The scene must have seemed otherworldly. Crowds gathered along the tracks, farmers and miners, merchants and children, their faces lit by curiosity and the glow of burning coal. Horses, the age-old masters of transport, startled at the shrieking whistle of the locomotive, their dominance suddenly challenged by a machine of steel and steam. The locomotive, christened “Locomotion No. 1,” pulled a line of wagons that stretched into the distance — some piled with coal, others outfitted with seats for human riders. As the train began to move, a cheer rose from the crowd. Faster and faster it went, reaching speeds of up to 15 miles per hour, an astonishing velocity in an age when the swiftest stagecoaches rarely topped 8 or 9. People gasped, laughed, clutched their hats. Some swore no human body could withstand such speed. Yet here it was, a rattling, roaring testament to human ingenuity, carrying men and women into the future.

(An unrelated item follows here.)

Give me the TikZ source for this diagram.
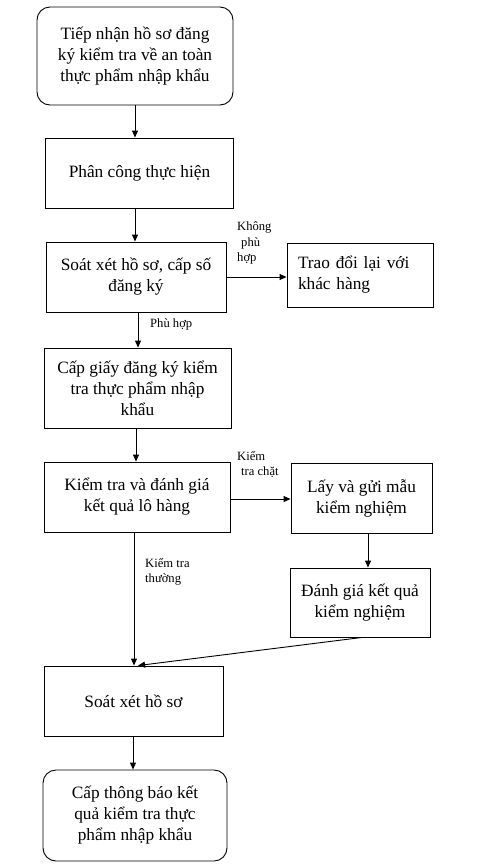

The Stockton & Darlington Railway was born of necessity. England’s Industrial Revolution had turned coal into the lifeblood of factories, steamships, and households. In County Durham, rich coal seams fueled local industry, but transporting the black gold from pit to port was slow, expensive, and inefficient. Horse-drawn wagons plodded along rough tracks, bottlenecking production. Entrepreneurs dreamed of a faster, more powerful system. Among them was Edward Pease, a Quaker businessman who envisioned a railway linking the mines at Shildon with the River Tees at Stockton. Pease, pragmatic but ambitious, brought in George Stephenson, a self-taught engineer with a gift for building steam engines. Together, they crafted not just a new line of track but a new vision for transport itself.
The opening day was more than a local curiosity. It was a declaration that steam had moved beyond the factory floor and into the heart of society. The train’s success silenced skeptics who mocked the idea of steam travel, who insisted that engines would never replace horses. It thrilled investors and engineers, who saw in those puffing pistons the promise of vast new fortunes and possibilities. And it terrified traditionalists, who sensed that an old world was giving way to a new one, that the pace of life itself was about to accelerate beyond recognition.
In the years that followed, the railway’s impact spread like wildfire. Stephenson refined his locomotives, laying the groundwork for faster, stronger, more reliable machines. Railways expanded across Britain, then Europe, then the world. Coal and iron gave way to textiles and goods, food and mail, armies and emigrants. Villages turned into towns, towns into cities, cities into industrial giants, all connected by iron rails. Journeys that once took days could be completed in hours. Ideas, people, and commerce flowed with a speed and scale that had been unimaginable. The world grew smaller, faster, more interconnected.
The Stockton & Darlington Railway may have been just 25 miles long, but it was infinite in its consequences. It marked the dawn of the railway age, the true birth of modern mass transportation. The steam locomotive became the beating heart of the 19th century, as iconic as the smartphone is to the 21st. It shaped economies, redefined geography, and altered the very rhythm of human existence. The iron horse galloped not just across England, but across the globe, carrying with it both progress and peril — prosperity for some, displacement for others, the march of industry with all its wonders and all its costs.
Looking back, September 27, 1825, was not merely the launch of a railway. It was the moment humanity climbed aboard its first machine-driven revolution in movement. It was the day we learned that distance could be conquered not by horse or sail, but by the raw power of human invention. And in that first shriek of steam, that first clatter of wheels on iron, one could almost hear the future calling — a future of speed, connection, and change without end.